David Bettoni

Personal information
- Date of birth: 23 November 1971 (age 54)
- Place of birth: Saint-Priest, Metropolis of Lyon, France
- Height: 1.78 m (5 ft 10 in)
- Position: Midfielder

Youth career
- ASPTT Lyon
- Cannes

Senior career*
- Years: Team / Apps / (Gls)
- 1991–1996: Cannes / 30 / (0)
- 1993–1994: → Istres (loan) / 34 / (0)
- 1995–1996: → Olympique Alès (loan) / 19 / (0)
- 1996–1997: Avezzano / 15 / (0)
- 1997–1999: Alessandria / 34 / (1)
- 1999: Novara / 7 / (0)
- 1999–2000: Lucchese / 21 / (0)
- 2000–2001: Brescello / 20 / (1)
- 2002–2003: Créteil / 28 / (0)
- 2003–2004: Cannes / 7 / (0)
- Total:  / 215 / (2)

Managerial career
- 2006–2013: Cannes (youth)
- 2014–2016: Real Madrid B (assistant)
- 2016–2018: Real Madrid (assistant)
- 2019–2021: Real Madrid (assistant)
- 2023: FC Sion
- 2024–2025: Club Africain

= David Bettoni =

French footballer (born 1971)

David Bettoni (born 23 November 1971) is a French professional football manager and former player.

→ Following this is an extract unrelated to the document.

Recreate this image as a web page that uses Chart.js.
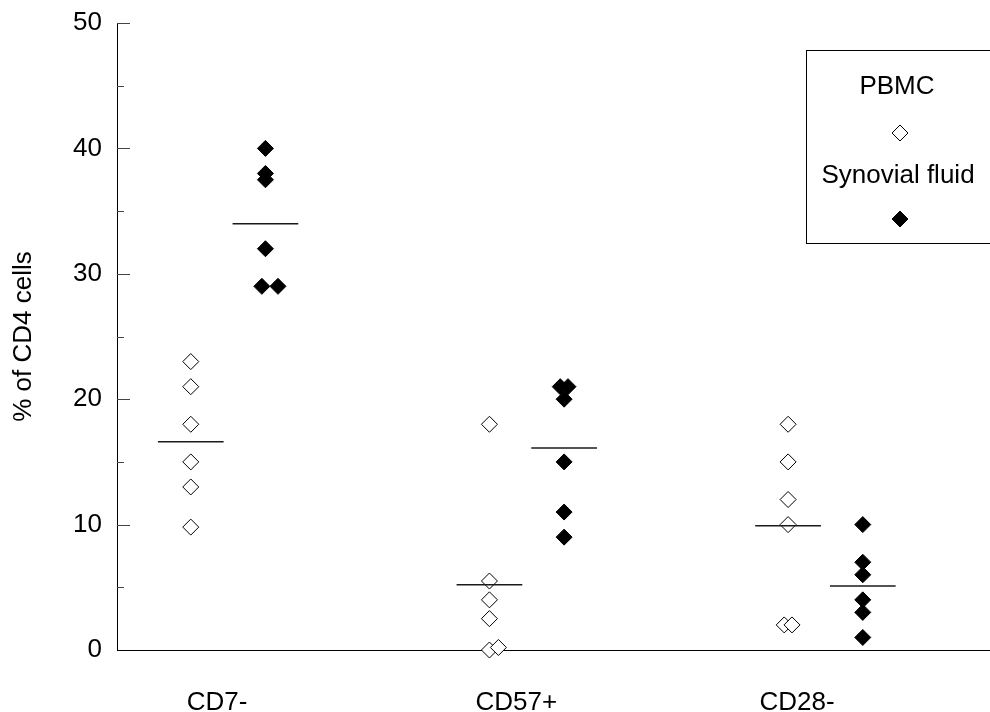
<!DOCTYPE html>
<html><head><meta charset="utf-8">
<script src="https://cdn.jsdelivr.net/npm/chart.js@4/dist/chart.umd.min.js"></script>
<style>html,body{margin:0;padding:0;background:#fff;overflow:hidden}canvas{display:block}</style>
</head><body><canvas id="c" width="990" height="712" style="width:990px;height:712px"></canvas>
<script>
// ---- data ----
const categories = ['CD7-', 'CD57+', 'CD28-'];
const seriesNames = ['PBMC', 'Synovial fluid'];
const pbmcValues = [[23, 21, 18, 15, 13, 9.8], [18, 5.5, 4, 2.5, 0, 0.2], [18, 15, 12, 10, 2, 2]];
const sfValues = [[40, 38, 37.5, 32, 29, 29], [21, 21, 20, 15, 11, 9], [10, 7, 6, 4, 3, 1]];
const pbmcMeans = [16.6, 5.2, 9.9];
const sfMeans = [34.0, 16.1, 5.1];
const yTicks = [0, 10, 20, 30, 40, 50];
const yMinorTicks = [5, 15, 25, 35, 45];
const yTitle = '% of CD4 cells';

// ---- layout (positions in category units) ----
const pbmcDodge = [[0, 0, 0, 0, 0, 0], [0, 0, 0, 0, 0, 0.03], [0, 0, 0, 0, -0.013, 0.013]];
const sfDodge = [[0, 0, 0, 0, -0.012, 0.042], [-0.013, 0.013, 0, 0, 0, 0], [0, 0, 0, 0, 0, 0]];
const groupOffset = [0, 0.25];
const meanHalfWidth = 0.11;
const labelPositions = [1.088, 2.09, 3.03];
const FONT = '"Liberation Sans", Arial, sans-serif';

function pts(values, dodge, off) {
  const out = [];
  values.forEach((arr, i) => arr.forEach((v, j) => out.push({x: i + 1 + off + dodge[i][j], y: v})));
  return out;
}
const seriesFill = ['#ffffff', '#000000'];

const datasets = [
  {type: 'scatter', label: seriesNames[0], data: pts(pbmcValues, pbmcDodge, groupOffset[0]),
   pointStyle: 'rectRot', pointRadius: 8, pointBackgroundColor: seriesFill[0], pointBorderColor: '#000', pointBorderWidth: 1, order: 2, clip: false},
  {type: 'scatter', label: seriesNames[1], data: pts(sfValues, sfDodge, groupOffset[1]),
   pointStyle: 'rectRot', pointRadius: 8, pointBackgroundColor: seriesFill[1], pointBorderColor: '#000', pointBorderWidth: 1, order: 2, clip: false}
];
[pbmcMeans, sfMeans].forEach((means, s) => {
  means.forEach((m, i) => {
    const c = i + 1 + groupOffset[s];
    datasets.push({type: 'line', label: 'mean', data: [{x: c - meanHalfWidth, y: m}, {x: c + meanHalfWidth, y: m}],
      borderColor: '#1a1a1a', borderWidth: 1.5, pointRadius: 0, fill: false, order: 0});
  });
});

const inwardTicks = {
  id: 'inwardTicks',
  afterDraw(chart) {
    const ctx = chart.ctx, y = chart.scales.y, x0 = chart.chartArea.left;
    ctx.save();
    ctx.strokeStyle = '#444';
    ctx.lineWidth = 1;
    ctx.beginPath();
    yTicks.forEach(v => { if (v === 0) return; const p = Math.round(y.getPixelForValue(v)) + 0.5; ctx.moveTo(x0, p); ctx.lineTo(x0 + 13, p); });
    yMinorTicks.forEach(v => { const p = Math.round(y.getPixelForValue(v)) + 0.5; ctx.moveTo(x0, p); ctx.lineTo(x0 + 7, p); });
    ctx.stroke();
    ctx.restore();
  }
};

const boxLegend = {
  id: 'boxLegend',
  afterDraw(chart) {
    const ctx = chart.ctx;
    ctx.save();
    ctx.strokeStyle = '#000';
    ctx.lineWidth = 1;
    ctx.strokeRect(806.5, 50.5, 220, 193);
    ctx.fillStyle = '#000';
    ctx.font = '26px ' + FONT;
    ctx.textAlign = 'center';
    ctx.textBaseline = 'middle';
    ctx.fillText(seriesNames[0], 897, 87);
    ctx.fillText(seriesNames[1], 898, 176);
    [[133, 0], [219, 1]].forEach(([py, s]) => {
      ctx.fillStyle = seriesFill[s];
      ctx.strokeStyle = '#000';
      ctx.lineWidth = 1;
      Chart.helpers.drawPoint(ctx, {pointStyle: 'rectRot', radius: 8, borderWidth: 1, rotation: 0}, 900, py);
    });
    ctx.restore();
  }
};

function zeroPad(s) { s.paddingLeft = 0; s.paddingRight = 0; s.paddingTop = 0; s.paddingBottom = 0; }

new Chart(document.getElementById('c'), {
  data: {datasets},
  options: {
    responsive: false, animation: false, devicePixelRatio: 1,
    layout: {autoPadding: false, padding: {top: 23, left: 0, right: 0, bottom: 0}},
    plugins: {legend: {display: false}, tooltip: {enabled: false}},
    scales: {
      x: {
        type: 'linear', min: 0.753, max: 3.676,
        grid: {display: false, drawTicks: false},
        border: {display: true, color: '#000', width: 1},
        afterBuildTicks: s => { s.ticks = labelPositions.map(v => ({value: v})); },
        afterFit: s => { s.height = 62; zeroPad(s); },
        ticks: {
          padding: 37, color: '#000', font: {family: FONT, size: 26}, maxRotation: 0, autoSkip: false,
          callback: (v, i) => categories[i]
        }
      },
      y: {
        type: 'linear', min: 0, max: 50,
        grid: {display: false, drawTicks: false},
        border: {display: true, color: '#000', width: 1},
        afterBuildTicks: s => { s.ticks = yTicks.map(v => ({value: v})); },
        afterFit: s => { s.width = 117; zeroPad(s); },
        ticks: {padding: 15, color: '#000', font: {family: FONT, size: 26}},
        title: {display: true, text: yTitle, color: '#000', font: {family: FONT, size: 26}, padding: {top: 8, bottom: 0}}
      }
    }
  },
  plugins: [inwardTicks, boxLegend]
});
</script></body></html>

He is currently the assistant manager for the France national football team.

==Managerial career==
Bettoni first met Zidane when they were both playing for the youth side of Cannes.

Bettoni was invited at Real Madrid to work as a scout in 2013, identifying exciting young talents. Prior to landing in Madrid he was in charge of the system for bringing young players through at Cannes.

Bettoni joined the coaching staff of his friend, when Zidane was appointed as the head coach of Real Madrid Castilla in summer 2014.

Later, Bettoni followed Zidane, when the latter took charge at Real Madrid. However, the club later confirmed that Bettoni wasn't an assistant coach, but a member of the technical team that serves the first team and assists the head coach.

On 23 January 2021, Bettoni managed the team in a 4–1 away win against Alavés after head coach Zinedine Zidane tested positive for COVID-19.

In March 2023, Bettoni was named new head coach of Swiss side FC Sion. His first appointment as a head coach came to an abrupt end in May, after only ten games. During his time at Sion, the team managed just two wins and two draws, along with six losses, the last of which was a 0–5 away loss to Romandy rivals Servette FC. According to Sion defender Reto Ziegler, he was terminated during half-time, after Sion was down 0–3 after only nine minutes. However, some confusion concerning these events exists, as Bettoni had returned to the bench after the break and reportedly announced his resignation the next day. At the time of his appointment, Sion were in 9th place (out of ten). They had slipped to last place following a 0–1 home loss to FC Winterthur, who thus overtook them, in Bettoni's second-to-last game on the sideline.
In July 2024 he joined club africain in Tunisia.